At any rate, conditions were not good for peace. A coup attempt led by Hugo Chavez convulsed Venezuela in 1992, and Gaviria's government was battling cocaine kingpin Pablo Escobar, who was killing civilians indiscriminately and would be tracked down and killed in December 1993 with U.S. help. The talks moved to Tlaxcala, Mexico, where they died.
Marquez and De la Calle didn't meet again until Oslo.
Because he is viewed as having no presidential ambitions, De la Calle was a good choice to lead Santos' negotiating team to the current talks, even though he didn't participate in the secret talks leading up to them, Riveros said.
The role of chief FARC negotiator fell to Marquez pretty much by default. The rebels have lost their four most senior commanders since 2008 as a U.S.-supported military buildup depleted their ranks, triggering record desertions.
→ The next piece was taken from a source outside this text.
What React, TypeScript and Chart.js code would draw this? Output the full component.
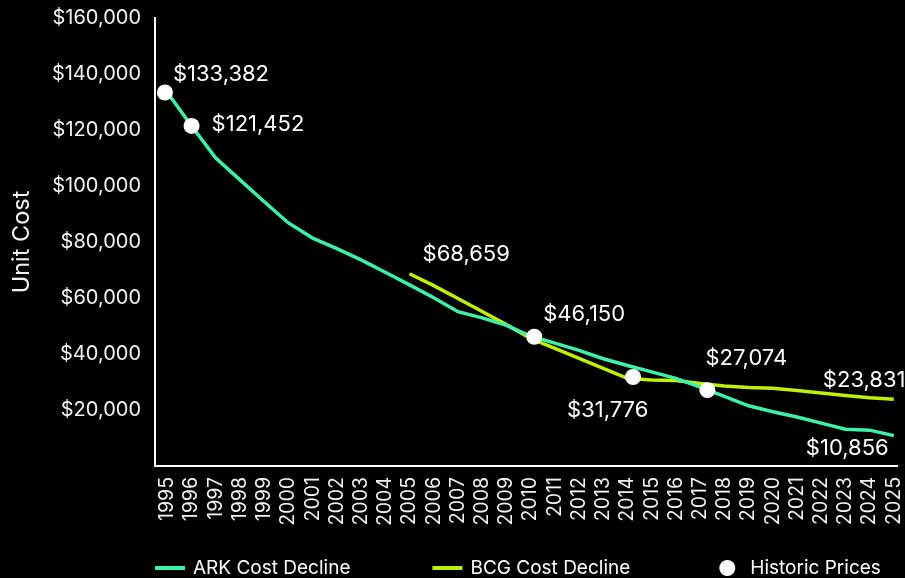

Three members of the ruling Secretariat were killed in military attacks and a fourth, founding leader Manuel Marulanda, died in a jungle camp, apparently from a heart attack.
Marquez reportedly was residing safely in Venezuela while Colombia's government tracked down and killed other top FARC leaders, including Alfonso Cano, with whom it had kick-started the current peace process.
Being in Chavez's country may have saved Marquez's life.
Gabriel Silva, who was Colombia's defense minister in 2009-2010, recently disclosed that government agents tracked down Marquez in Venezuela in those years and were ready to capture him.
But Colombia's then-president, Alvaro Uribe, wouldn't allow it, Silva said.
Initial peace contacts had been established with the FARC and Santos, who preceded Silva as defense minister, was running for president.